Saturday, June 23, 2012

ELIZABETH POLLET, novelist, Rest in Peace

 
(Pollet in the 1940s)
 
Elizabeth Pollet died several months ago, after four decades at Westbeth. At the time of her death, she would have been 89 or 90. Pollet was a novelist who had been married to the brilliant but disturbed poet Delmore Schwartz. Pollet managed to turn the years of her destructive marriage into the sublime "Portrait of Delmore," a collection of his writings and journal entries, which was published in 1986.  

I interviewed Elizabeth in 2005. She was a gracious, profoundly shy woman with a dry wit. Even 50 years after her marriage to Delmore Schwartz ended, she was still haunted by him.

Elizabeth Pollet was the daughter of Joseph Pollet, a prominent Greenwich Village painter. She was a statuesque woman with high cheekbones, and was one of the great beauties of the 1950s intellectual scene. Pollet met the poet Delmore Schwartz not long after she graduated from the University of Chicago in the early 1940s. Their tumultuous relationship lasted 15 years, ending in 1957. Pollet was the author of the best-selling novel “A Family Romance.”

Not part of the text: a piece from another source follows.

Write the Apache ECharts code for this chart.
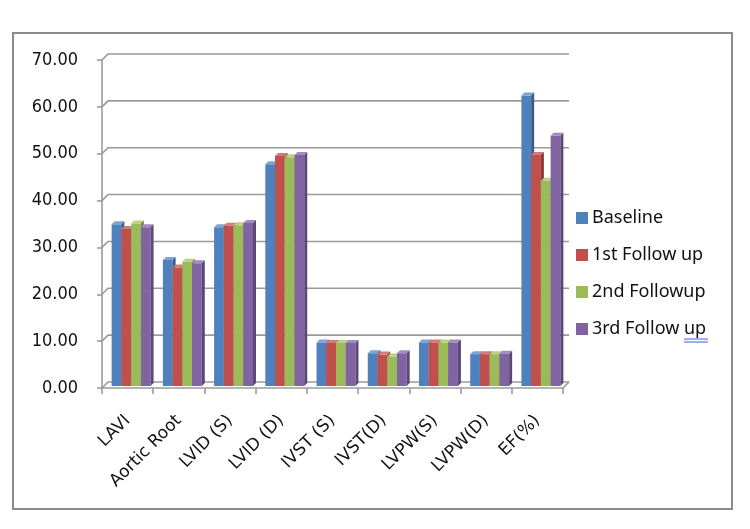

I was roommates with the poet Jean Garrigue on Morton Street. That’s how I met Delmore. He was teaching in Cambridge and was seeing something of Jean. Delmore was coming for dinner with a friend and they needed another girl. I had read Oscar Williams’ poetry anthology. My favorite poets were Delmore Schwartz and Dylan Thomas. There were pictures of all the poets. The idea that I was going to meet Delmore was overwhelming.

Once I was involved with Delmore, I was head-over-heels in love with him. I wanted to marry him. I was absolutely fascinated by him and deeply sorry for him in a lot of ways. After some years of marriage, he said to me once, “You don’t love me as much as you used to.” I said, “I love you more, but I don’t adore you as much.” There’s a big difference between loving someone and adoring them. Delmore was very jealous and possessive. I did my best to give him no occasions for jealousy.

I didn’t have much sense of a career. What I wanted to do was write, which was an essential part of my being. Delmore handed my novel to James Laughlin at New Directions with no name on it. Laughlin liked it a lot. If my name had been on it, maybe he wouldn’t have liked it so much. “A Family Romance” came out from New Directions in 1950, and the British edition and American paperback came out in 1951. It sold 250,000 copies in paperback.

Editing the journals, my feelings went through a big cycle. Why was I so dumb to marry someone so troubled? Why did I think I could help him and why was I so self-destructive? Reading his journals, I was reliving a lot of things, but I was also recalling a lot of positive things. At the time, I wanted to marry Delmore more than I had wanted anything in the world. We both thought of ourselves as Dostoevskian characters. That’s both good and bad. There’s a desperation there, but there’s also an intensity there. You could call it egotistical to dramatize yourself to that extent.

I loved being with Delmore until he really began to disintegrate. Towards the end, he told me to stay near him at parties in case his mind might jump off the rails. I couldn’t get any help for him. If we had a lot of money, maybe something could have been done. I used to say that living with Delmore was like living on the side of a volcano, but that was putting it mildly.


3 comments:

JJ said...

She was splendid. Thank you very much for this.

Daniel said...

I first heard of Elizabeth Pollet while reading "Poets in their Youth," by John Berryman's first wife, Eileen Simpson. Simpson described her as looking as if she'd just stepped out of a "Norse fairytale." In any case, I look forward to reading Pollets's own work. (And by the way, I wonder why there is no Wikipedia entry for her. I hope that someone who knows her work (and how to navigate Wiikpedia) will write such an entry.

Unknown said...

read the superb "humboldts gift" by the superb saul bellow - theres a wonderfull portrait of pollett' called in book -kathleen.